## [Task statement]
Below are entries; repeat exactly, and nothing else, the lines from the one holding "Write the React, TypeScript" through the one holding "import React from", inclusive. Leave the pictures out.

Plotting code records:

--*--

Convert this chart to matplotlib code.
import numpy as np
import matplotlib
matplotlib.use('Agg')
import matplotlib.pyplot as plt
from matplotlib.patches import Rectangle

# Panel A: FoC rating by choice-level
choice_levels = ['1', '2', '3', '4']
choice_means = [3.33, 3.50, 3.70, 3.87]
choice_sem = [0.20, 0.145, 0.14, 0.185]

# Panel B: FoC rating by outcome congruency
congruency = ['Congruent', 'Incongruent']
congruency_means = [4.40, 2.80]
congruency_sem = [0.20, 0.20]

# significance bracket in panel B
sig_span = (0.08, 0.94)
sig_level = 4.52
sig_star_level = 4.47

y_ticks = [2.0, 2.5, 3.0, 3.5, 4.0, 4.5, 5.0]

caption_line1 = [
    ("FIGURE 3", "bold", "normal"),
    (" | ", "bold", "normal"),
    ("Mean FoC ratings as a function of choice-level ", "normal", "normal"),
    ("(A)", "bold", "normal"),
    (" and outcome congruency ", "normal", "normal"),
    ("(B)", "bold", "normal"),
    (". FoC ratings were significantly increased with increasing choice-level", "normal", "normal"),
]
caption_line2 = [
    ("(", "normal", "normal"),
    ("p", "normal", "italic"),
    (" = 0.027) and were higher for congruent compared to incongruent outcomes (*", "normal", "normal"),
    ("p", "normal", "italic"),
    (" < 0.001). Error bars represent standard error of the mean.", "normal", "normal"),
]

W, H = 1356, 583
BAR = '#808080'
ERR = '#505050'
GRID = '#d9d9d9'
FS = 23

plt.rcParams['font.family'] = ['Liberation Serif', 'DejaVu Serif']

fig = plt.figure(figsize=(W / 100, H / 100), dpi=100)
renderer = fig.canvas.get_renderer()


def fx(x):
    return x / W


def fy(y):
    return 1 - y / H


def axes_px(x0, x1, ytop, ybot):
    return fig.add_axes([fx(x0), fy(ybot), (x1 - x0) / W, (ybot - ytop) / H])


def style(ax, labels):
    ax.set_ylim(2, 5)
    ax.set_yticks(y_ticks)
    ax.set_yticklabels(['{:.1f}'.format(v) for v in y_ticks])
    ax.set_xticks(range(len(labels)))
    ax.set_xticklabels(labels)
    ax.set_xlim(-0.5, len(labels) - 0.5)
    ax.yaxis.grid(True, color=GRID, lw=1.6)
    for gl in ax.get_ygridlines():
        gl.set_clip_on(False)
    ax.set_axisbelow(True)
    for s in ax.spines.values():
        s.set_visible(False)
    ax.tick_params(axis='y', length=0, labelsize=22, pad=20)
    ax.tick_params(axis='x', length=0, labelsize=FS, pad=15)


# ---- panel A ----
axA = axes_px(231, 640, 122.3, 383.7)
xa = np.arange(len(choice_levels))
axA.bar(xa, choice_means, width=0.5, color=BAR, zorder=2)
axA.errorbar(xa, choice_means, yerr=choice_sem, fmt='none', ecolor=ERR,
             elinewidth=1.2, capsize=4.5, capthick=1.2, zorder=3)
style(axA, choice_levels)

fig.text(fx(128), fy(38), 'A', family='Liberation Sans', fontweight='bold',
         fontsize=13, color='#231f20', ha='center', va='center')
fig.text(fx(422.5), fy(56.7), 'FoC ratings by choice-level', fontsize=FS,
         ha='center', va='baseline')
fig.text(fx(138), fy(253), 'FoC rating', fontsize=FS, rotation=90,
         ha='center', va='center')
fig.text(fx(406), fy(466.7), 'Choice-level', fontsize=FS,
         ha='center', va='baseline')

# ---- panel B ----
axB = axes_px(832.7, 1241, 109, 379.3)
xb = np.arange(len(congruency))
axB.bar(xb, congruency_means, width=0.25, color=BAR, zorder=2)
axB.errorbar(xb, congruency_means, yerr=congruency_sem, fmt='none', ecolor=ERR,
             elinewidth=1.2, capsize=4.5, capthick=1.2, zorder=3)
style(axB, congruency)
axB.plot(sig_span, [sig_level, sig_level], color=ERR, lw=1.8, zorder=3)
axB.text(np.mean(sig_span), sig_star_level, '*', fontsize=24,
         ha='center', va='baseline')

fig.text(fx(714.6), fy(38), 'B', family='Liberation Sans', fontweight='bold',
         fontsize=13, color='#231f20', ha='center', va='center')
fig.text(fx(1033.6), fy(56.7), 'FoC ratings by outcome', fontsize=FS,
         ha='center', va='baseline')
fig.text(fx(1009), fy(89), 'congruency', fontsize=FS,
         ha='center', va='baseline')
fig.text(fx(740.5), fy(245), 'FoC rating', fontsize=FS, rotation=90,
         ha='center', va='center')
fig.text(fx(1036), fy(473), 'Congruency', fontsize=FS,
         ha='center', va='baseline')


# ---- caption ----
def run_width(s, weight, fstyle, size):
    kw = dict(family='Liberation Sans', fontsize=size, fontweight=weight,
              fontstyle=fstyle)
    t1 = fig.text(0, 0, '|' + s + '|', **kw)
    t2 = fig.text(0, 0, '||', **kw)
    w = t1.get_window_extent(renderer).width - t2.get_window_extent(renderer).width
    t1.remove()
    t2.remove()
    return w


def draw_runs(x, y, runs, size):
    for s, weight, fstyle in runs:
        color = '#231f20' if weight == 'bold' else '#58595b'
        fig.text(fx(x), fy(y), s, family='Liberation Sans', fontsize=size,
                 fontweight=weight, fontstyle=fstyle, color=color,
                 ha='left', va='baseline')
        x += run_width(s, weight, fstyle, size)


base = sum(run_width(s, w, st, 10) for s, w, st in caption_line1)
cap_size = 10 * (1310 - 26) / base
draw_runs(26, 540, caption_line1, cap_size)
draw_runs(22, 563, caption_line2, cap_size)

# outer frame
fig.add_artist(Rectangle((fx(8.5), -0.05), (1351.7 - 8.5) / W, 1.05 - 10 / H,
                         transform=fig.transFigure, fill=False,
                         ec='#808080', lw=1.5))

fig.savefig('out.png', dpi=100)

--*--

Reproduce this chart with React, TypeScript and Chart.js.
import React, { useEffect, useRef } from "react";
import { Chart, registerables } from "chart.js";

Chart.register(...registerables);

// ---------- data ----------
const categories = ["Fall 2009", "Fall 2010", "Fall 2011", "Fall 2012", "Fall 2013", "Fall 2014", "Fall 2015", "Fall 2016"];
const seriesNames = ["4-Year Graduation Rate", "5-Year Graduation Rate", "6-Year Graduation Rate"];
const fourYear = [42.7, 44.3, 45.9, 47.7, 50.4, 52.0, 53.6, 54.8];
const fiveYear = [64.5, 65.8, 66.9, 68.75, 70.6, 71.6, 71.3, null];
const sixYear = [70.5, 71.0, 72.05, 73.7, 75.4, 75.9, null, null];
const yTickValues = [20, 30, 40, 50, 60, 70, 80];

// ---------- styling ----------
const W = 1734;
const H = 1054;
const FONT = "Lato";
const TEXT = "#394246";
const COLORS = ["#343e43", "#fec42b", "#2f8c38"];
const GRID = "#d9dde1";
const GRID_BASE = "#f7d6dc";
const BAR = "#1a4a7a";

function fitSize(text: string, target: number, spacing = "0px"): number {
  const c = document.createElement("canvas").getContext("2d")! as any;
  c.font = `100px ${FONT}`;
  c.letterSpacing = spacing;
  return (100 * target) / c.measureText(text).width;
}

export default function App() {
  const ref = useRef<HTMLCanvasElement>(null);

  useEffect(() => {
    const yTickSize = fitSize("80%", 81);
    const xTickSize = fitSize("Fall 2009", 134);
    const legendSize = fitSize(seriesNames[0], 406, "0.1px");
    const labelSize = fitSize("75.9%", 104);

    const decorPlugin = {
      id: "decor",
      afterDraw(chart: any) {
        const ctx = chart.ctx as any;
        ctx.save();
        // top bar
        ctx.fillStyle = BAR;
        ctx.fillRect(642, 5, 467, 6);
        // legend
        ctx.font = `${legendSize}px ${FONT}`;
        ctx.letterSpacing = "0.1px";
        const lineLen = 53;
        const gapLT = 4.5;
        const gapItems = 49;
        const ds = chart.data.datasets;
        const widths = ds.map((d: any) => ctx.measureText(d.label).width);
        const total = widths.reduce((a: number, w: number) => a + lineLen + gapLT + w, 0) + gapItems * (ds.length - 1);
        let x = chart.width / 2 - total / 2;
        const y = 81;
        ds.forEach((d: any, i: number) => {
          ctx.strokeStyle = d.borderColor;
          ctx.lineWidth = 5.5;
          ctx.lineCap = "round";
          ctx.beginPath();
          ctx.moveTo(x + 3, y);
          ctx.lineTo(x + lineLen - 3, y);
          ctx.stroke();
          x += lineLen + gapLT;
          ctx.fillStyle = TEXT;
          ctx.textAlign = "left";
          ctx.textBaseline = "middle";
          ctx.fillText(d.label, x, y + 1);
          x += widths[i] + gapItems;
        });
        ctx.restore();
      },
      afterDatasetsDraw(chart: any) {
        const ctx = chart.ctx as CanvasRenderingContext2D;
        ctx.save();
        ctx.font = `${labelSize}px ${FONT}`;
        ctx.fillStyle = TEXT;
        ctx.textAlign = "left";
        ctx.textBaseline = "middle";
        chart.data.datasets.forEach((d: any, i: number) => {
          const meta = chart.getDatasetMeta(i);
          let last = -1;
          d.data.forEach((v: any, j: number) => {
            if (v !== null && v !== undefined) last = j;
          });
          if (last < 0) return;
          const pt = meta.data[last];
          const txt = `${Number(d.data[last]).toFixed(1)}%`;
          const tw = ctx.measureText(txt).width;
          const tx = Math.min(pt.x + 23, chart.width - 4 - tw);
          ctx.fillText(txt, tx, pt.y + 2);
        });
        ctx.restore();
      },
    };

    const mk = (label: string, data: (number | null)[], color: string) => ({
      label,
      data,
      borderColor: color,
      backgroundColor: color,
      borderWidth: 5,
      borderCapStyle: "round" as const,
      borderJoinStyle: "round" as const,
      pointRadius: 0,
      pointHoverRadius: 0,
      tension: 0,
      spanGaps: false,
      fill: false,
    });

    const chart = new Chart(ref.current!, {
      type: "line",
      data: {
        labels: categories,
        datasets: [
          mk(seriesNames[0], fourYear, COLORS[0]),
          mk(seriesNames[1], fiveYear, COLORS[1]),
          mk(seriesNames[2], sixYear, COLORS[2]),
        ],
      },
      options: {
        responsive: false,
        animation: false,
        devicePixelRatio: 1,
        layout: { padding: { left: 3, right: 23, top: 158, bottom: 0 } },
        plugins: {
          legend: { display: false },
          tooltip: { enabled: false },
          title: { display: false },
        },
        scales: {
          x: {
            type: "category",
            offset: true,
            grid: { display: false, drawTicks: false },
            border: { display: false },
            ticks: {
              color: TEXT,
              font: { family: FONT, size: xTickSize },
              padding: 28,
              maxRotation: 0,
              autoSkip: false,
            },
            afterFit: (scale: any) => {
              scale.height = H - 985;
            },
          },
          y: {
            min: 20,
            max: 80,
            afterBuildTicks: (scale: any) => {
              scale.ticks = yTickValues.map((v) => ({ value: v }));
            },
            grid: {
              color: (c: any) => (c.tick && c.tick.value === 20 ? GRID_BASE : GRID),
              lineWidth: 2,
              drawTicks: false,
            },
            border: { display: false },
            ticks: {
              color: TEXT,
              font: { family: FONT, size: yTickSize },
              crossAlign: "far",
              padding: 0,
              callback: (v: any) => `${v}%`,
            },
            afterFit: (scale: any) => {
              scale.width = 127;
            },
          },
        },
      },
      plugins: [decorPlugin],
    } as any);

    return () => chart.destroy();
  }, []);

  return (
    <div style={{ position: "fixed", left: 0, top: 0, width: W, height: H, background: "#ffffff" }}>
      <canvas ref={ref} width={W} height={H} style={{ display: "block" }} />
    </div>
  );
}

--*--

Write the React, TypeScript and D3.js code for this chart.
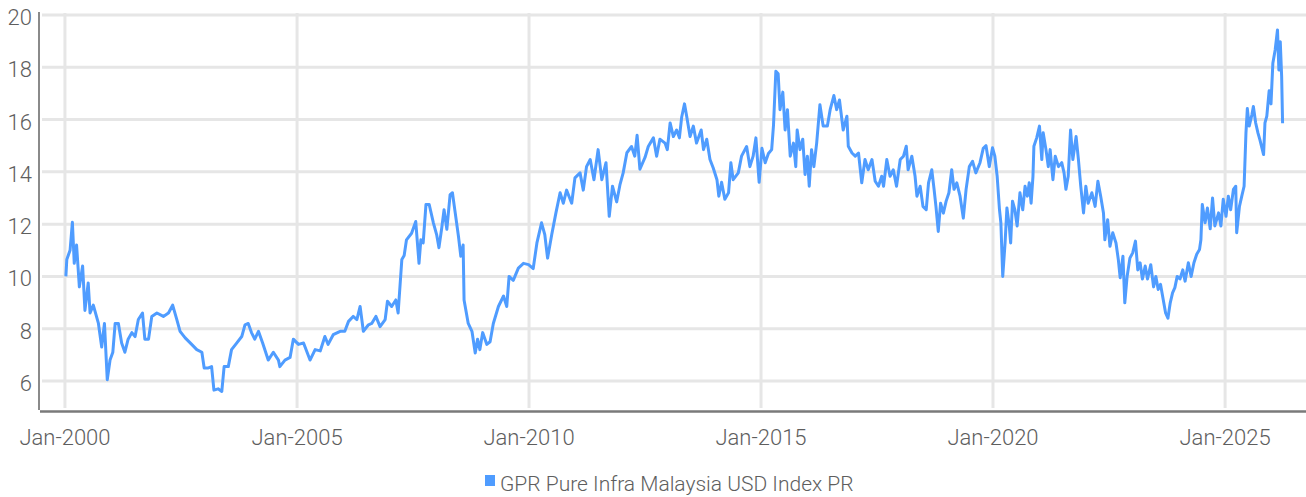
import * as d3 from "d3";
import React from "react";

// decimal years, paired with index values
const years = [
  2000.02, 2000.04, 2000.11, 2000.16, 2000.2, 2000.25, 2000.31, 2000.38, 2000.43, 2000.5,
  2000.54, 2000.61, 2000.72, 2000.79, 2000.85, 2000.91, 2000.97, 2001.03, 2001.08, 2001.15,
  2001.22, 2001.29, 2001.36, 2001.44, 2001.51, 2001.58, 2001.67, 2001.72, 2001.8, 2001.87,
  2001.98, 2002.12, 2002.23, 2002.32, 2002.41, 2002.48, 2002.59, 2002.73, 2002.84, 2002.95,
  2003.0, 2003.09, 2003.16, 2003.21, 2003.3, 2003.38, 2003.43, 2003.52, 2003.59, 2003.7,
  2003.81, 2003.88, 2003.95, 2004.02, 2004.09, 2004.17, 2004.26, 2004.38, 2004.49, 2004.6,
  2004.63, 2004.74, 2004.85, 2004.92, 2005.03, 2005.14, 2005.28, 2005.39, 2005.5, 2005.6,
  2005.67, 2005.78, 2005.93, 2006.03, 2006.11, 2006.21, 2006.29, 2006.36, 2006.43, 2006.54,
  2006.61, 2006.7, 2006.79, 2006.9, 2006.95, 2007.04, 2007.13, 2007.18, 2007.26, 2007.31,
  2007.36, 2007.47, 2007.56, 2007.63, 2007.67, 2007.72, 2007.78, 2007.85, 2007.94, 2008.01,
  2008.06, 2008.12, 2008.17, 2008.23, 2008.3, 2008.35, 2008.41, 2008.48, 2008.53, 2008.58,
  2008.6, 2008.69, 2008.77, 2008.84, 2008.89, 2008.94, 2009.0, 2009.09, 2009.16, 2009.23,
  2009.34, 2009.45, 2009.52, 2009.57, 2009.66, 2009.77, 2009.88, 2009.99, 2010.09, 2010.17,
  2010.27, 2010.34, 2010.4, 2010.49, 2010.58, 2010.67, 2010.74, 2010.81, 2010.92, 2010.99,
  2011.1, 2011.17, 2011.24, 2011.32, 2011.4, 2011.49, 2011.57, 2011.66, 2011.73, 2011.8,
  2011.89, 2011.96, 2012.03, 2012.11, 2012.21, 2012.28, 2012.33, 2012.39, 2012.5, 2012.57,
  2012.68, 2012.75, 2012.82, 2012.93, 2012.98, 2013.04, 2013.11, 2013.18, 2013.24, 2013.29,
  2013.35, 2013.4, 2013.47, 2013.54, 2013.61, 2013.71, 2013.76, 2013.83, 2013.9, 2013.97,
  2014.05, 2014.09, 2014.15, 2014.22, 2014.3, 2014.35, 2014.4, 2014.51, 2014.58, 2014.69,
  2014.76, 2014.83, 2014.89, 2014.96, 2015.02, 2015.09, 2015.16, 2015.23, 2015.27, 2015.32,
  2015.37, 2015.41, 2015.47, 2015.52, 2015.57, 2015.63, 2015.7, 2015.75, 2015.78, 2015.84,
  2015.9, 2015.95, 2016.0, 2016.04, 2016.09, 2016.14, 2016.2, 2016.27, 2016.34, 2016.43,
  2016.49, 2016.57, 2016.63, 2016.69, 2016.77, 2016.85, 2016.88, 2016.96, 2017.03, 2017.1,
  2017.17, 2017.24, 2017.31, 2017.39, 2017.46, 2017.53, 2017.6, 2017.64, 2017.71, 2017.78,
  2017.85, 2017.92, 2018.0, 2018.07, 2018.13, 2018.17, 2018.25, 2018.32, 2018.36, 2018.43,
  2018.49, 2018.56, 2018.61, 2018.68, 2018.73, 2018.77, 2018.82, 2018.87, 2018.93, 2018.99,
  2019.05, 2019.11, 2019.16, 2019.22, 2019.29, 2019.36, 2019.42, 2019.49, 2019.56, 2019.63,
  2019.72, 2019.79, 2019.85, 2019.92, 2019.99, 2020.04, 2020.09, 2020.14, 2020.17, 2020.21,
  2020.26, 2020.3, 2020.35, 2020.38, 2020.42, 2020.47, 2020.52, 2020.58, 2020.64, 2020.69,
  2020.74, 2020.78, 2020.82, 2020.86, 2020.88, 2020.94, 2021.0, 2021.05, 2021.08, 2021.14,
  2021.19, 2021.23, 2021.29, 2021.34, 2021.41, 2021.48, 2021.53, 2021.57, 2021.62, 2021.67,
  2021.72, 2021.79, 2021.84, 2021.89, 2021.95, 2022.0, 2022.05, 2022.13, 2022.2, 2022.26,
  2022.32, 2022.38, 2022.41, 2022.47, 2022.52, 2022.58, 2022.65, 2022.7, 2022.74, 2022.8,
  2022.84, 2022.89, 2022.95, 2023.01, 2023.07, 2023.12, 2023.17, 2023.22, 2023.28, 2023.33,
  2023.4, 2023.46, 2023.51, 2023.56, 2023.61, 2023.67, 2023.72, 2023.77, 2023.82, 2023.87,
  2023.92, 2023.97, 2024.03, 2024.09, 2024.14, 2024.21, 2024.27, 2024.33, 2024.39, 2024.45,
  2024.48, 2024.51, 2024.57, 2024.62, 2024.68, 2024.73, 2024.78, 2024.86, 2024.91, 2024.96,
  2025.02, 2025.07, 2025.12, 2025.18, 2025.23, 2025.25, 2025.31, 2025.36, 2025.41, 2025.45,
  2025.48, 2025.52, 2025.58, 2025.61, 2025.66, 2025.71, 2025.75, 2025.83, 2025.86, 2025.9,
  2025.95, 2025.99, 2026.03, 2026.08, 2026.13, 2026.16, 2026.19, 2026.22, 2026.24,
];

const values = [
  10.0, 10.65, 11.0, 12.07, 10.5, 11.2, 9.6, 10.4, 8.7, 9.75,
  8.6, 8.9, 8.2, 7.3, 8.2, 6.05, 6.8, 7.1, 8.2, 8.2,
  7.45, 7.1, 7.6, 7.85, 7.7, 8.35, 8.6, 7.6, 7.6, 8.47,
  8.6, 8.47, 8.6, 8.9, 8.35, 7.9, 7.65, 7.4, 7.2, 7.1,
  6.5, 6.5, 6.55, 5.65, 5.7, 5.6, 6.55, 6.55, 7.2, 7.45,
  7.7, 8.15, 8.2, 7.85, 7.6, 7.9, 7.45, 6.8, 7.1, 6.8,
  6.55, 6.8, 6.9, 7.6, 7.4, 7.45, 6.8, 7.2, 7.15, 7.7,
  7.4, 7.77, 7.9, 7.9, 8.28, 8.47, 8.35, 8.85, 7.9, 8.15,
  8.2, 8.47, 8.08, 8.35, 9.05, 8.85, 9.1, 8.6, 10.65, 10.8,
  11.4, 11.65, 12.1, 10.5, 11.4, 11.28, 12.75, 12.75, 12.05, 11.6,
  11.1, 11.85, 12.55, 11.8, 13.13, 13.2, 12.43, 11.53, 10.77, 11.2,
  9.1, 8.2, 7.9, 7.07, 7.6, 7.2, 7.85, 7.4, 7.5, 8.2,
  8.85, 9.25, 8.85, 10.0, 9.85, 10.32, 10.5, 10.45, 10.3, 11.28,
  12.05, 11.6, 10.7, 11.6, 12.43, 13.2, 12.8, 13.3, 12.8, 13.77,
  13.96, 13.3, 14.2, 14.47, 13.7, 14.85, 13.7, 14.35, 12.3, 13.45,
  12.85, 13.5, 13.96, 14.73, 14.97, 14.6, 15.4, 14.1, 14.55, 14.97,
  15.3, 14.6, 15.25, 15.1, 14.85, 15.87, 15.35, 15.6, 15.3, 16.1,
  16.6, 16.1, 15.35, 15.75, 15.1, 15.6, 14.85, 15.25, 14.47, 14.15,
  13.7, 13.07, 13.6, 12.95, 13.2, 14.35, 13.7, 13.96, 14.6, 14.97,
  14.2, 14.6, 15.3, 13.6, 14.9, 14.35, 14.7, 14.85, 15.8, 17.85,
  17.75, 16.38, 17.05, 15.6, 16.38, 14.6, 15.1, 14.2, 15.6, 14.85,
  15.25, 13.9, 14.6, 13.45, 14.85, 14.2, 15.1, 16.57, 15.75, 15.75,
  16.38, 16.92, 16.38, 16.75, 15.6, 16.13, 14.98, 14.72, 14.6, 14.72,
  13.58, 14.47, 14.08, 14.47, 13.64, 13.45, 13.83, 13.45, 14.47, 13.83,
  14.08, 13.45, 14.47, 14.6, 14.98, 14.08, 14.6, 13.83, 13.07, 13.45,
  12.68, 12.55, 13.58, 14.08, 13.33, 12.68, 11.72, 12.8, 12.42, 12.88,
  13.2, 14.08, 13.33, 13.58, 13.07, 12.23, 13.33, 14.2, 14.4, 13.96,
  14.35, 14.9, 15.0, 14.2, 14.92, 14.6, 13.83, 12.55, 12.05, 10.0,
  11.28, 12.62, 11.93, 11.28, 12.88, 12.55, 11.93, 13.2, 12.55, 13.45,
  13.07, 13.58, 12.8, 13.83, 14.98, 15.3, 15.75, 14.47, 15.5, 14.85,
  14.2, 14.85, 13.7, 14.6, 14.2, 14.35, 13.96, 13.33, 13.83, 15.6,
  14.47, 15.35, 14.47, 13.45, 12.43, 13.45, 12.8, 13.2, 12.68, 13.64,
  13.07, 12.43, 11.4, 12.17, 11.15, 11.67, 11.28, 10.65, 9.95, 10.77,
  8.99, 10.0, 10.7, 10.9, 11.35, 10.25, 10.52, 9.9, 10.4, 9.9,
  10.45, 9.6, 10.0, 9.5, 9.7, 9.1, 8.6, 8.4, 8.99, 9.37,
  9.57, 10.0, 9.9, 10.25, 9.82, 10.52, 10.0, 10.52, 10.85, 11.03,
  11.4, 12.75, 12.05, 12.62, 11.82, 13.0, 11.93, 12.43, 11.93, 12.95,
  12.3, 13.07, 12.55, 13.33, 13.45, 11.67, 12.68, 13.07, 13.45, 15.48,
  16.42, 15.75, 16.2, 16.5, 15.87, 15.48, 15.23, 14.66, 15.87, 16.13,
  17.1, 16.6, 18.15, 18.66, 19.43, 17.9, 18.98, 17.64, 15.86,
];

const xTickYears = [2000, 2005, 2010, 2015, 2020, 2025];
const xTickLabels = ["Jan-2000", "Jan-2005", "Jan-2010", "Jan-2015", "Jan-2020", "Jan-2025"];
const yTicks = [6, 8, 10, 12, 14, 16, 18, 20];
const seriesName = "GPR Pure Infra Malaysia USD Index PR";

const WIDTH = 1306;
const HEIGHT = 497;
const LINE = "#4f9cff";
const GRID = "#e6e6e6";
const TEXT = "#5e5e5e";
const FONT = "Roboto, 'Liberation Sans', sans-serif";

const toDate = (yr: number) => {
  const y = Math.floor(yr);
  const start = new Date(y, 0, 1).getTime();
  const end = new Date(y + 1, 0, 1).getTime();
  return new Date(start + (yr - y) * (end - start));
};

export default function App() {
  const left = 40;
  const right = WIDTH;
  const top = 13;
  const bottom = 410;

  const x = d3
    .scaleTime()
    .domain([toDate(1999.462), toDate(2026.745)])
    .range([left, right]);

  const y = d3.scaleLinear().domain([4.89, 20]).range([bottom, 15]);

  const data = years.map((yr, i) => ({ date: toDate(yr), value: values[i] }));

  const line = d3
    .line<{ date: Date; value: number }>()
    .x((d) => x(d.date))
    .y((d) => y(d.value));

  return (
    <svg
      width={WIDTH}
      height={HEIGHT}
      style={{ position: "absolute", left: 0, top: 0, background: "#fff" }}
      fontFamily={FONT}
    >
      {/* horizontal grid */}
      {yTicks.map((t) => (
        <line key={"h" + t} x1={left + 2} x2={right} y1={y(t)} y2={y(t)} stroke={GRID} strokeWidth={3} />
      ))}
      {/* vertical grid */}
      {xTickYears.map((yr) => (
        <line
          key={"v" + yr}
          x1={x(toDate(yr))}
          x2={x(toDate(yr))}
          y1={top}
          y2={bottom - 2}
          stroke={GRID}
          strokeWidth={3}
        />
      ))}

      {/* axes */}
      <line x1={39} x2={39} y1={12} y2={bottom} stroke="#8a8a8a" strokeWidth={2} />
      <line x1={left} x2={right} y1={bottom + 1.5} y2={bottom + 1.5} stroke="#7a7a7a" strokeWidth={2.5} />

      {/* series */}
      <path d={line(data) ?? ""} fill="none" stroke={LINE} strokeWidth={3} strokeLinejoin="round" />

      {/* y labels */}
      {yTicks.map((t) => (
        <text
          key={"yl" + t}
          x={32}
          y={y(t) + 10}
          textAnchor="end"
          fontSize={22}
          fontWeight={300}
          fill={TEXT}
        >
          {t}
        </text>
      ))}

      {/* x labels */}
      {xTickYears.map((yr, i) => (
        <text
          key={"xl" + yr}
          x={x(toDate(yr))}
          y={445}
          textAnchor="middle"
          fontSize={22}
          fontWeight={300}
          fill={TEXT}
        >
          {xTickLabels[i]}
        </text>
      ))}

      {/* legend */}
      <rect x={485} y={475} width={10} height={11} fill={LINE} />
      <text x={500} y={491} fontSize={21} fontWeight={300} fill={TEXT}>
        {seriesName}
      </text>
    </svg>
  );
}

--*--

## [Exercise answer]
Write the React, TypeScript and D3.js code for this chart.
import * as d3 from "d3";
import React from "react";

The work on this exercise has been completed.